Some reporter should have asked today's Alabama protesters how many of the Commandments they could recite. Probably not many. The protesters say American law is based on the Commandments. A reporter should have asked, "All of them?" There are only two commandments that relate to secular law (not counting the one about adultery, for which you cannot legally be deprived of life or liberty, property being a matter for divorce courts). One prohibits murder, the other outlaws stealing. The rest are about relationships between God and man and between humans. Do the protesters want laws that force people to honor their mothers and fathers, or not "covet" their neighbor's property, or "honor the Sabbath day and keep it holy," or worship only their God? Isn't state religion what we're fighting against in Iraq and Afghanistan?
Another question a biblically literate reporter might have asked is, "Why are you proclaiming the Ten Commandments when you believe no one can live up to all of them?"
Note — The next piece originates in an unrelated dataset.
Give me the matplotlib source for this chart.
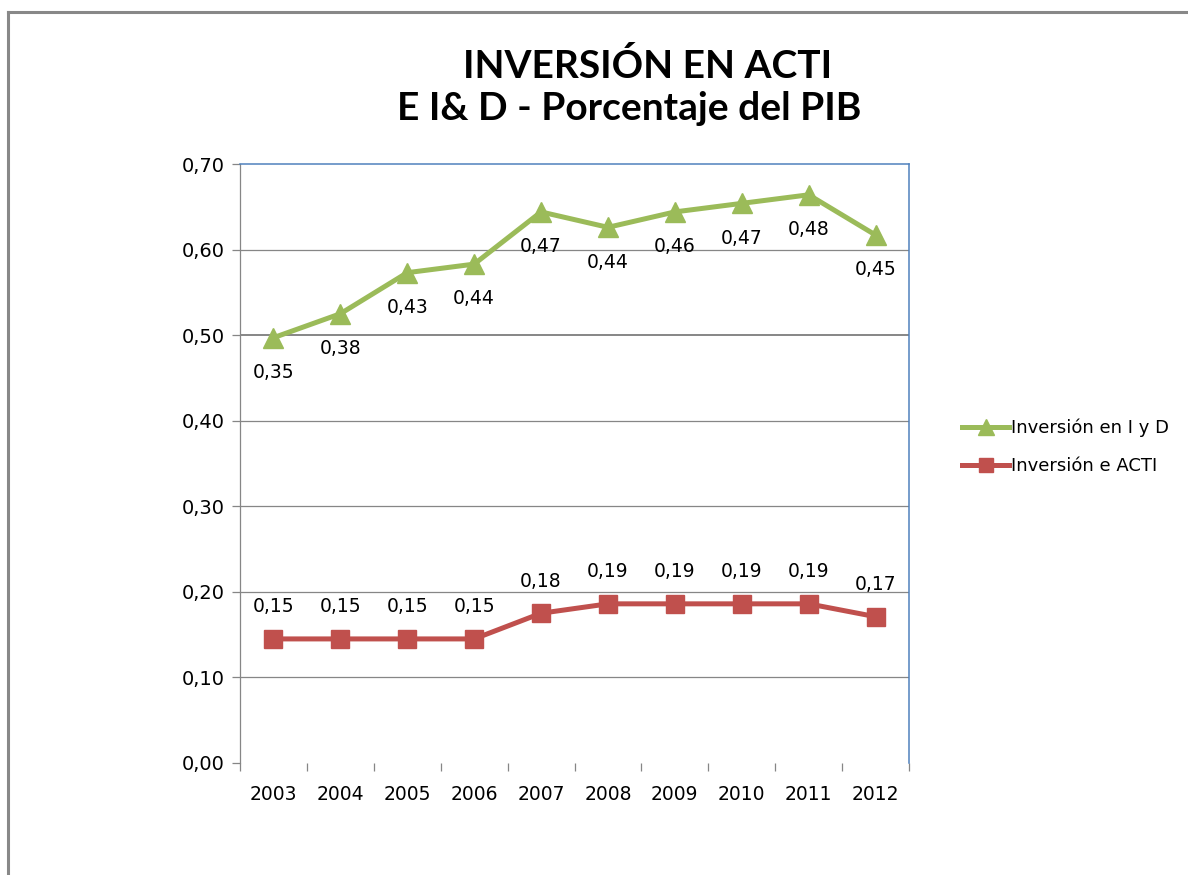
import matplotlib.pyplot as plt
from matplotlib.lines import Line2D

years = ["2003", "2004", "2005", "2006", "2007", "2008", "2009", "2010", "2011", "2012"]

# plotted positions (as drawn in the original)
id_vals = [0.497, 0.525, 0.573, 0.583, 0.644, 0.626, 0.644, 0.654, 0.664, 0.617]
acti_vals = [0.145, 0.145, 0.145, 0.145, 0.175, 0.186, 0.186, 0.186, 0.186, 0.171]

# data labels as printed in the original
id_labels = [0.35, 0.38, 0.43, 0.44, 0.47, 0.44, 0.46, 0.47, 0.48, 0.45]
acti_labels = [0.15, 0.15, 0.15, 0.15, 0.18, 0.19, 0.19, 0.19, 0.19, 0.17]

yticks = [0.0, 0.1, 0.2, 0.3, 0.4, 0.5, 0.6, 0.7]

green = "#9BBB59"
red = "#C0504D"
grid_c = "#868686"
blue = "#4F81BD"

plt.rcParams["font.family"] = ["DejaVu Sans"]

fig = plt.figure(figsize=(11.88, 8.75), dpi=100)
W, H = 1188, 875
ax = fig.add_axes([240 / W, 1 - 763 / H, (909 - 240) / W, (763 - 164) / H])

x = list(range(len(years)))

for v in yticks[1:-1]:
    ax.axhline(v, color=grid_c, lw=1.4 if v == 0.5 else 0.9, zorder=1)

ax.plot(x, id_vals, color=green, lw=3.6, marker="^", markersize=14,
        label="Inversión en I y D", zorder=3)
ax.plot(x, acti_vals, color=red, lw=3.6, marker="s", markersize=12.5,
        label="Inversión e ACTI", zorder=3)

for xi, yv, lab in zip(x, id_vals, id_labels):
    ax.annotate(f"{lab:.2f}".replace(".", ","), (xi, yv), xytext=(0, -25),
                textcoords="offset points", ha="center", va="center", fontsize=13.5)
for xi, yv, lab in zip(x, acti_vals, acti_labels):
    ax.annotate(f"{lab:.2f}".replace(".", ","), (xi, yv), xytext=(0, 23),
                textcoords="offset points", ha="center", va="center", fontsize=13.5)

ax.set_xlim(-0.5, len(years) - 0.5)
ax.set_ylim(0, 0.7)
ax.set_yticks(yticks)
ax.set_yticklabels([f"{v:.2f}".replace(".", ",") for v in yticks])
ax.set_xticks(x)
ax.set_xticklabels(years)
ax.set_xticks([i - 0.5 for i in range(len(years) + 1)], minor=True)
ax.tick_params(axis="x", which="major", length=0, pad=16, labelsize=13.5)
ax.tick_params(axis="x", which="minor", length=6, width=0.9, color=grid_c)
ax.tick_params(axis="y", length=6, width=0.9, color=grid_c, pad=5, labelsize=14)

ax.spines["bottom"].set_visible(False)
ax.spines["left"].set_color(grid_c)
ax.spines["left"].set_linewidth(0.9)
ax.spines["top"].set_color(blue)
ax.spines["right"].set_color(blue)
ax.spines["top"].set_linewidth(1.1)
ax.spines["right"].set_linewidth(1.1)

fig.text(648 / W, 1 - 66 / H, "INVERSIÓN EN ACTI", ha="center", va="center",
         fontsize=28, fontweight="bold", family="Lato")
fig.text(629 / W, 1 - 108 / H, "E I& D - Porcentaje del PIB", ha="center", va="center",
         fontsize=28, fontweight="bold", family="Lato")

fig.legend(loc="center left", bbox_to_anchor=(946 / W, 1 - 447 / H), frameon=False,
           fontsize=13, handlelength=2.6, handletextpad=0.1, labelspacing=1.1,
           markerscale=0.85)

# outer chart frame (top and left edges visible)
fig.add_artist(Line2D([8 / W, 1], [1 - 12 / H, 1 - 12 / H], color="#888888", lw=2.2,
                      transform=fig.transFigure))
fig.add_artist(Line2D([8 / W, 8 / W], [0, 1 - 12 / H], color="#888888", lw=2.2,
                      transform=fig.transFigure))

fig.savefig("out.png", dpi=100)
The street theater in Alabama was really less about the Commandments than about fund-raising and the continued public visibility of certain organizations. Conservatives worry that their contributors will think all is well with George W. Bush in the White House and people might stop sending them money. So, they create new controversies and send out alarmist direct-mail solicitations to help them fight the spread of "godlessness." It is phony and it is injurious to the greater and more life-changing (to say nothing of culture-changing) message Christians are called to proclaim.
In the old AP story, Sen. Harold Hughes (D-Iowa), who was preparing to leave the Senate and become a lay Christian worker, said, "There is a great need to repent, to seek God's guidance. We have come to rely more on bitterness and hatred than on love for our fellow man .."
Hughes, who had fought and won battles against alcohol and depression, realized after a successful political career that government has the lesser power. He once told me: "I'm not leaving the political structure because of a lack of faith in the political system. I'm leaving because of faith in a greater system."
In spending moral capital on symbols like the Ten Commandments, the Alabama protesters settle for a lesser power and squander the life-changing power that is uniquely theirs to proclaim.